SHORT PROBLEM: Starting at the first line of the listing below, retype each line up to and including the one that contains "ax = fig.add_axes([16/641, 181/509, 620/641, 267/509])". Leave pictures out.

'''

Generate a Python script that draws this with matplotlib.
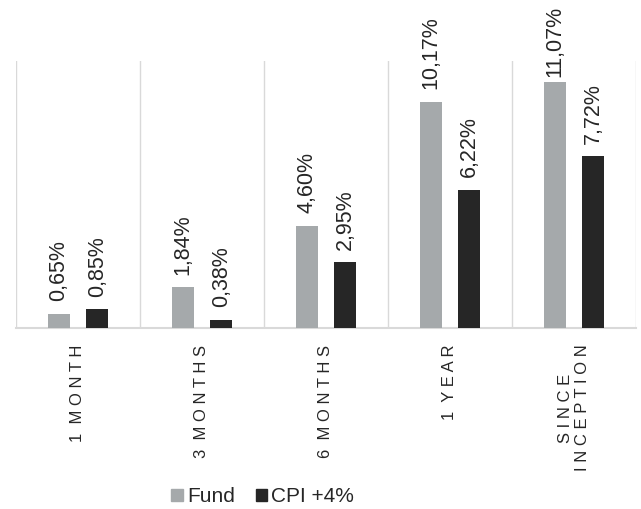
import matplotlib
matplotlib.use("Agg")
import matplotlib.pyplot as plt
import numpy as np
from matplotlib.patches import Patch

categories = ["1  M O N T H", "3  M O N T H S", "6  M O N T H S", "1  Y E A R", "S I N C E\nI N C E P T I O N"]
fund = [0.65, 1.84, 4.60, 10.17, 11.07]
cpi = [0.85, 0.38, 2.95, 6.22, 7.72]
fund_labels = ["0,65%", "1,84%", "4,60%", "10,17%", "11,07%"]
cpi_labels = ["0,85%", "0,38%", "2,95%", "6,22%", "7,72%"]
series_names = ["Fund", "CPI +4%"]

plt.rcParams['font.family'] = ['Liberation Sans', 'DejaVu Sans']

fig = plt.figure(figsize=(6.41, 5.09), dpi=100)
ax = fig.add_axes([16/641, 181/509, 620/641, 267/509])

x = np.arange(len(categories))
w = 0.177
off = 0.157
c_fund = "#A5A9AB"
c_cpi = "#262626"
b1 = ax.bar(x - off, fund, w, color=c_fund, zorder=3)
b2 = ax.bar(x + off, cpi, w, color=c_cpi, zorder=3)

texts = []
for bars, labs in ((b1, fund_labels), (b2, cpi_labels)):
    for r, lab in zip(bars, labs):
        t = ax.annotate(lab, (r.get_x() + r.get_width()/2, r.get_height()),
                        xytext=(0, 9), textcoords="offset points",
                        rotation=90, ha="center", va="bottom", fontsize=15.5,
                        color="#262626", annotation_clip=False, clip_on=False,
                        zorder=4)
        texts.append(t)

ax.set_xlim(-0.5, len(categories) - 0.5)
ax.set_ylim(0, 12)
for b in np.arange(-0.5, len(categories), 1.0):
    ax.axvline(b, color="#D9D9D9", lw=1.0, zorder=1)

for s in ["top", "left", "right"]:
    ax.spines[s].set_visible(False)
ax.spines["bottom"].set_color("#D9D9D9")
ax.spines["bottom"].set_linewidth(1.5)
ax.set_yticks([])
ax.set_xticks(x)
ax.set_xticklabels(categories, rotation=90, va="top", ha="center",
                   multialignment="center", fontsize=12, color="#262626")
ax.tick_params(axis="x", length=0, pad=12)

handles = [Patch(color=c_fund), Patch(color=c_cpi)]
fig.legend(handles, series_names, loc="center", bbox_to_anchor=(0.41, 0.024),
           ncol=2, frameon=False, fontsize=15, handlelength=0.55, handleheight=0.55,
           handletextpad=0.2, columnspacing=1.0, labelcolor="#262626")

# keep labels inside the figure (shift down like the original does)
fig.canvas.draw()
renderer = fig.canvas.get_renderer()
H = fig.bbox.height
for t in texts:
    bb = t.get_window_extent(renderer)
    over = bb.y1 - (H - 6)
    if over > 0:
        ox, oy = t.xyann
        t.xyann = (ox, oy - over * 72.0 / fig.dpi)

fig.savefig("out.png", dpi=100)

'''

RESULT FOR THIS EXERCISE:
Generate a Python script that draws this with matplotlib.
import matplotlib
matplotlib.use("Agg")
import matplotlib.pyplot as plt
import numpy as np
from matplotlib.patches import Patch

categories = ["1  M O N T H", "3  M O N T H S", "6  M O N T H S", "1  Y E A R", "S I N C E\nI N C E P T I O N"]
fund = [0.65, 1.84, 4.60, 10.17, 11.07]
cpi = [0.85, 0.38, 2.95, 6.22, 7.72]
fund_labels = ["0,65%", "1,84%", "4,60%", "10,17%", "11,07%"]
cpi_labels = ["0,85%", "0,38%", "2,95%", "6,22%", "7,72%"]
series_names = ["Fund", "CPI +4%"]

plt.rcParams['font.family'] = ['Liberation Sans', 'DejaVu Sans']

fig = plt.figure(figsize=(6.41, 5.09), dpi=100)
ax = fig.add_axes([16/641, 181/509, 620/641, 267/509])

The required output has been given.